## WHAT THE EXERCISE ASKS:
Check the listing below for lines with the word "matplotlib" and say how many there are, with nothing but the number.

--- RECORDED INFORMATION ---

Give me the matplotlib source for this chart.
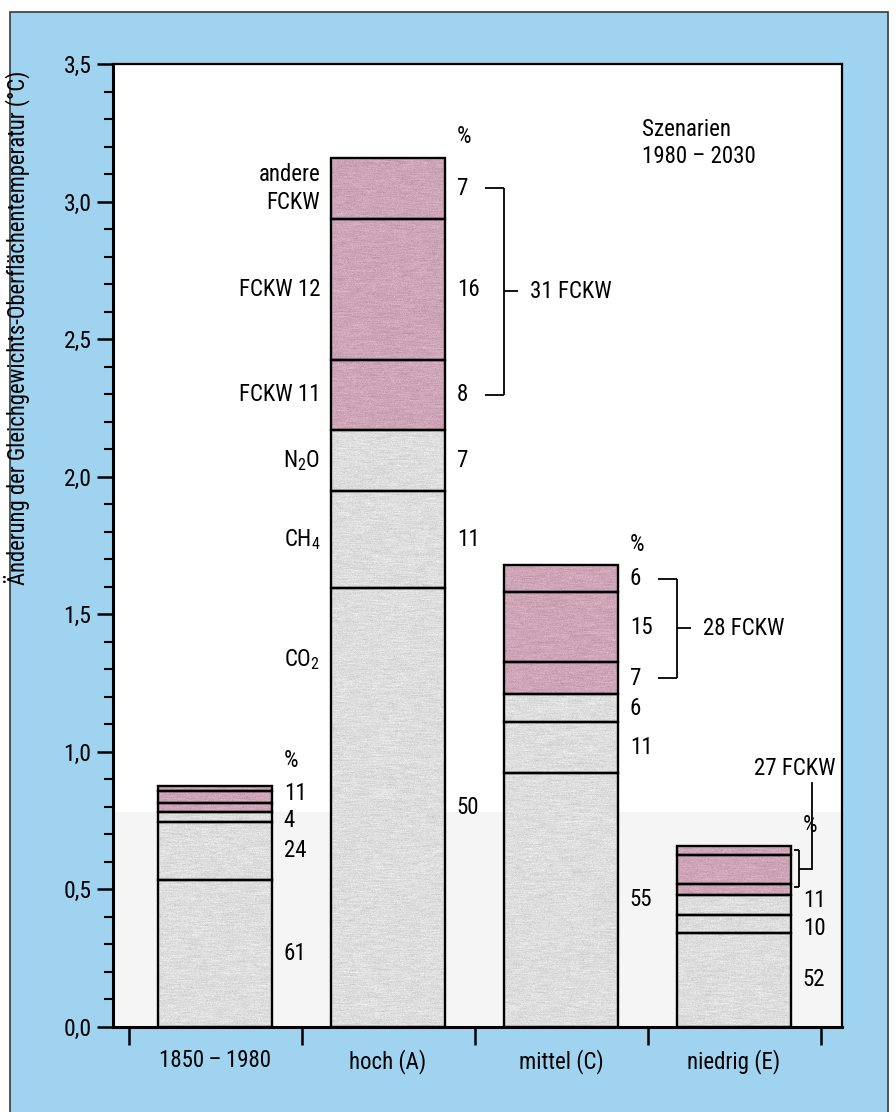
import numpy as np
import matplotlib
matplotlib.use("Agg")
import matplotlib.pyplot as plt
from matplotlib import font_manager as fm
from matplotlib.patches import Rectangle
from matplotlib.ticker import FuncFormatter, MultipleLocator, FixedLocator

# pick a narrow sans-serif face if one is installed
_pref = ["Liberation Sans Narrow", "Roboto Condensed", "DejaVu Sans Condensed",
         "Open Sans Condensed", "Noto Sans Condensed", "Arial Narrow"]
_narrow = [f for f in fm.fontManager.ttflist
           if f.style == "normal" and f.weight in (400, "normal", "regular")
           and ("Narrow" in f.name or "Condensed" in f.name
                or f.stretch in ("condensed", "semi-condensed", "extra-condensed",
                                 "ultra-condensed", 500, 300, 200))]
FONT, STRETCH, NARROW = "Roboto", "normal", False
if _narrow:
    _narrow.sort(key=lambda f: (_pref.index(f.name) if f.name in _pref else 99))
    FONT, STRETCH, NARROW = _narrow[0].name, _narrow[0].stretch, True
if isinstance(STRETCH, (int, float)):
    STRETCH = int(STRETCH)

plt.rcParams["font.family"] = [FONT, "DejaVu Sans"]
plt.rcParams["font.stretch"] = STRETCH
plt.rcParams["mathtext.fontset"] = "custom"
plt.rcParams["mathtext.rm"] = FONT
plt.rcParams["mathtext.it"] = FONT
plt.rcParams["mathtext.bf"] = FONT

# ---- data -------------------------------------------------------------
categories = ["1850\u2009–\u20091980", "hoch (A)", "mittel (C)", "niedrig (E)"]
totals = [0.877, 3.16, 1.68, 0.658]          # total warming (°C)
co2_pct = [61, 50, 55, 52]
ch4_pct = [24, 11, 11, 10]
n2o_pct = [4, 7, 6, 11]
fckw11_pct = [4, 8, 7, 6]
fckw12_pct = [5, 16, 15, 16]
fckw_other_pct = [2, 7, 6, 5]
fckw_sum_pct = [11, 31, 28, 27]

gas_names = ["CO$_2$", "CH$_4$", "N$_2$O", "FCKW 11", "FCKW 12", "andere\nFCKW"]

# ---- style -------------------------------------------------------------
BLUE = "#9fd3ef"
GRAY = np.array([0.85, 0.85, 0.85])
PINK = np.array([0.79, 0.63, 0.70])
K = 1.0 if NARROW else 0.86     # size factor for a normal-width face
FS = 16.5 * K
FS_TICK = 17 * K
FS_YLAB = 16.3 * K

pct = np.array([co2_pct, ch4_pct, n2o_pct, fckw11_pct, fckw12_pct,
                fckw_other_pct], dtype=float)
heights = pct / pct.sum(axis=0) * np.array(totals)
tops = np.cumsum(heights, axis=0)
bottoms = tops - heights
mids = bottoms + heights / 2
seg_colors = [GRAY, GRAY, GRAY, PINK, PINK, PINK]

W, H = 896, 1112
fig = plt.figure(figsize=(W / 100, H / 100), dpi=100)
fig.patch.set_facecolor("white")
fig.add_artist(Rectangle((10 / W, -0.02), (888 - 10) / W, 1.02 - 12 / H,
                         transform=fig.transFigure, facecolor=BLUE,
                         edgecolor="#3a3a3a", linewidth=1.2, zorder=-5))

ax = fig.add_axes([113 / W, 1 - 1027 / H, (842 - 113) / W, (1027 - 64) / H])
ax.set_facecolor("white")
XL, YL = (-0.59, 3.624), (0, 3.5)
ax.set_xlim(*XL)
ax.set_ylim(*YL)
ax.axhspan(0, 0.78, color="#f5f5f5", zorder=0, lw=0)

# printed screen texture: fine grain with soft horizontal streaks
rng = np.random.default_rng(7)
grain = rng.normal(0, 1, (963, 729))
kern = np.ones(9) / 9
streak = np.apply_along_axis(lambda r: np.convolve(r, kern, mode="same"), 1,
                             rng.normal(0, 1, (963, 729)))
shade = 0.035 * grain + 0.09 * streak


def textured(color):
    img = np.clip(color[None, None, :] + shade[:, :, None] * 0.55 +
                  0.02, 0, 1)
    return img


x = np.arange(len(categories))
bw = 0.655
for j in range(pct.shape[0]):
    bars = ax.bar(x, heights[j], bottom=bottoms[j], width=bw,
                  color=seg_colors[j], edgecolor="none", zorder=2)
    tex = textured(seg_colors[j])
    for b in bars:
        im = ax.imshow(tex, extent=(*XL, *YL), aspect="auto", origin="lower",
                       interpolation="nearest", zorder=2.1)
        im.set_clip_path(b)
    ax.bar(x, heights[j], bottom=bottoms[j], width=bw, fill=False,
           edgecolor="black", linewidth=1.7, zorder=2.2)
ax.set_xlim(*XL)
ax.set_ylim(*YL)

# ---- percentage labels ------------------------------------------------
lab_dx = bw / 2 + 0.07
nudge = {(0, 2): -0.012, (3, 2): 0.014, (3, 1): -0.016}
for i in range(len(categories)):
    xl = x[i] + lab_dx
    comps = [0, 1, 2] if i in (0, 3) else range(6)
    for j in comps:
        yv = mids[j, i] + nudge.get((i, j), 0)
        ax.text(xl, yv, f"{int(pct[j, i])}", fontsize=FS, ha="left",
                va="center", zorder=3)
    pct_y = totals[i] + (0.09 if i == 0 else 0.075)
    ax.text(xl, pct_y, "%", fontsize=FS, ha="left", va="center")

# combined FCKW share for the historical bar
ax.text(x[0] + lab_dx, (bottoms[3, 0] + tops[5, 0]) / 2 + 0.02,
        f"{fckw_sum_pct[0]}", fontsize=FS, ha="left", va="center")


def bracket(i, y_lo, y_hi, x_a, x_b, x_t, text, text_dx):
    xr = x[i] + bw / 2
    kw = dict(color="black", lw=1.3, zorder=3, solid_capstyle="butt")
    ax.plot([xr + x_a, xr + x_b], [y_hi, y_hi], **kw)
    ax.plot([xr + x_a, xr + x_b], [y_lo, y_lo], **kw)
    ax.plot([xr + x_b, xr + x_b], [y_lo, y_hi], **kw)
    ym = (y_lo + y_hi) / 2
    ax.plot([xr + x_b, xr + x_t], [ym, ym], **kw)
    if text:
        ax.text(xr + text_dx, ym, text, fontsize=FS, ha="left", va="center")
    return xr + x_t, ym


for i in (1, 2):
    bracket(i, mids[3, i], mids[5, i], 0.235, 0.340, 0.425,
            f"{fckw_sum_pct[i]} FCKW", 0.493)

# low scenario: small bracket with leader line to the label above
xe, ye = bracket(3, mids[3, 3] + 0.01, mids[5, 3], 0.017, 0.046, 0.121, "", 0)
ax.plot([xe, xe], [ye, 0.885], color="black", lw=1.3, zorder=3)
ax.text(xe - 0.097, 0.94, f"{fckw_sum_pct[3]} FCKW", fontsize=FS,
        ha="center", va="center")

# gas names next to the high scenario
xn = x[1] - bw / 2 - 0.064
for j in range(1, 6):
    ax.text(xn, mids[j, 1], gas_names[j], fontsize=FS, ha="right",
            va="center", linespacing=1.25)
ax.text(xn, 1.335, gas_names[0], fontsize=FS, ha="right", va="center")

ax.text(2.468, 3.213, "Szenarien\n1980 – 2030", fontsize=FS, ha="left",
        va="center", linespacing=1.25)

# ---- axes --------------------------------------------------------------
for s in ax.spines.values():
    s.set_linewidth(1.6)
    s.set_color("black")
ax.spines["left"].set_linewidth(2.2)
ax.spines["bottom"].set_linewidth(2.2)

ax.yaxis.set_major_locator(MultipleLocator(0.5))
ax.yaxis.set_minor_locator(MultipleLocator(0.1))
ax.yaxis.set_major_formatter(FuncFormatter(lambda v, p: f"{v:.1f}".replace(".", ",")))
ax.tick_params(axis="y", which="major", length=11.5, width=1.8,
               direction="out", labelsize=FS_TICK, pad=4)
ax.tick_params(axis="y", which="minor", length=6.5, width=1.5,
               direction="out")

ax.xaxis.set_major_locator(FixedLocator([-0.5, 0.5, 1.5, 2.5, 3.5]))
ax.xaxis.set_minor_locator(FixedLocator(x))
ax.xaxis.set_major_formatter(FuncFormatter(lambda v, p: ""))
ax.set_xticks(x, categories, minor=True)
ax.tick_params(axis="x", which="major", length=13, width=1.8, direction="out")
ax.tick_params(axis="x", which="minor", length=0, labelsize=FS, pad=16)

ax.set_ylabel("Änderung der Gleichgewichts-Oberflächentemperatur (°C)",
              fontsize=FS_YLAB)
ax.yaxis.set_label_coords(-0.114, 0.726)

fig.savefig("out.png", dpi=100)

---

## THE SOLUTION:
7